We had to break into a jar when it was still warm. Oh, it was so good! The broth was wonderful, perfectly salted. The meat was oh so perfectly tender. Pressure canning absolutely transforms tough meats! You just won't believe it...until you try it! :) Enjoy!


  1. Excellent tutorial, Patty. The pictures add so much. Is there any reason why you didn't use quart jars?

    Thanks for taking the time to do this.

  2. I am SO glad you posted this. My grandma (now passed away) used to make us canned venison all the time when we were really little. I LOVED it. Now everyone is asking me to can venison and I don't have a clue how to do it. This tutorial is VERY much appreciated!!! Now I just have to find myself a pressure canner and I'm ready to go. :)

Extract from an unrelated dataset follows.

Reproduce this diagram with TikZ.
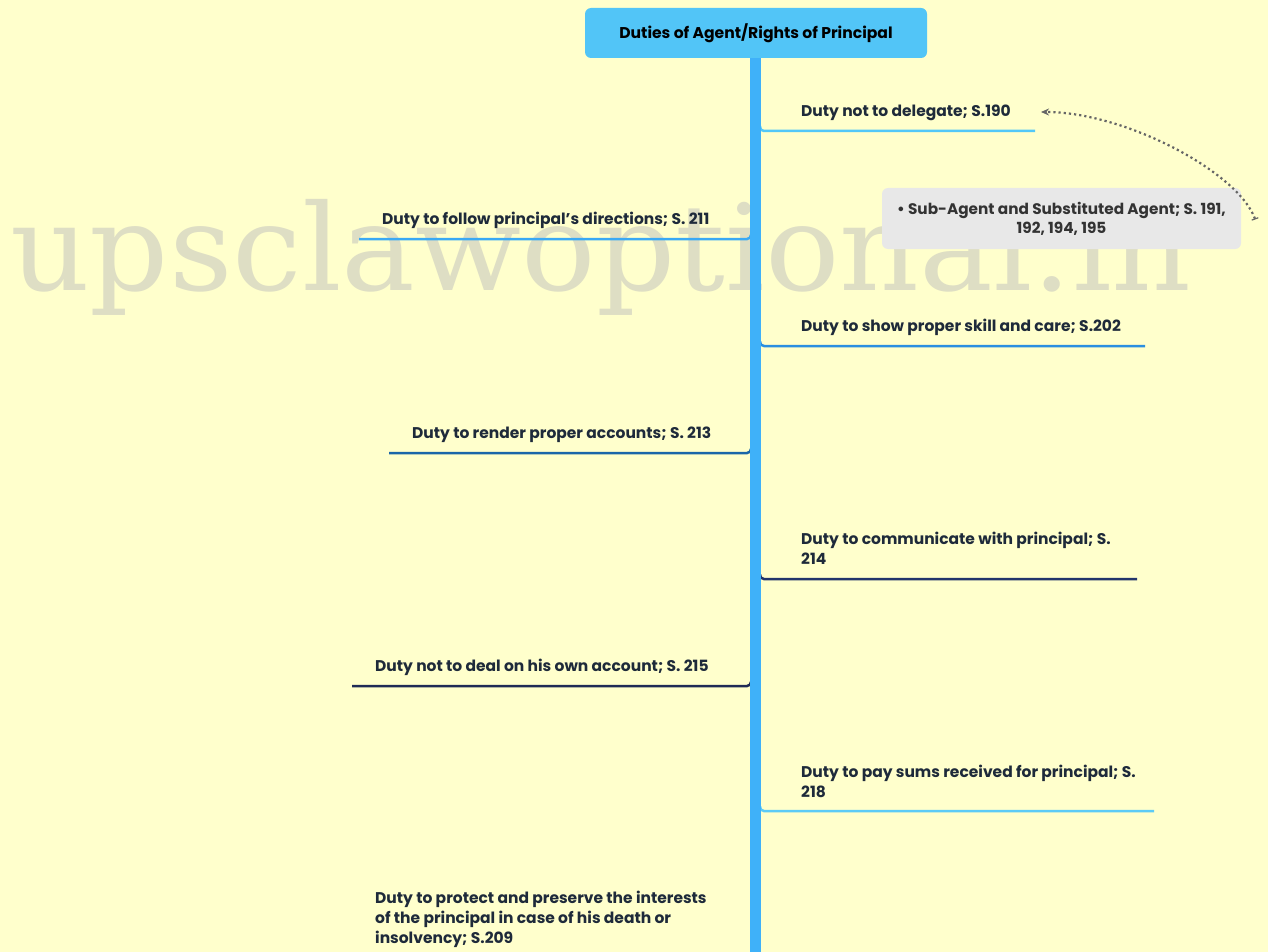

  3. Excellent post! Bravo to you and hubby for all this hard work! Now, what types of recipes do you use the canned meat in, I'm filing this all away for future use :)

    A pressure canner is on my birthday list for next year!

  4. And - what a gorgeous new header photo!

  5. Hey Mama Pea-
    There's probably not a really good reason for choosing pints. That's what was used by the people I learned from, so without really thinking about it I did the same. Also, you have to increase the canning time with larger jars, and 75 minutes was long enough for me. :)

  6. Mama Tea-
    I'm so glad you enjoyed the post, and that you found it helpful. I was so glad to learn from someone else who had a failry easy method.

    I'm going to use it any time I need something fast. It would be great with the broth thickened up for a stir fry, or made into a gravy for a roast venison sandwich or over rice or potatoes...Now I'm drawing a blank. Can't think of anything else right now.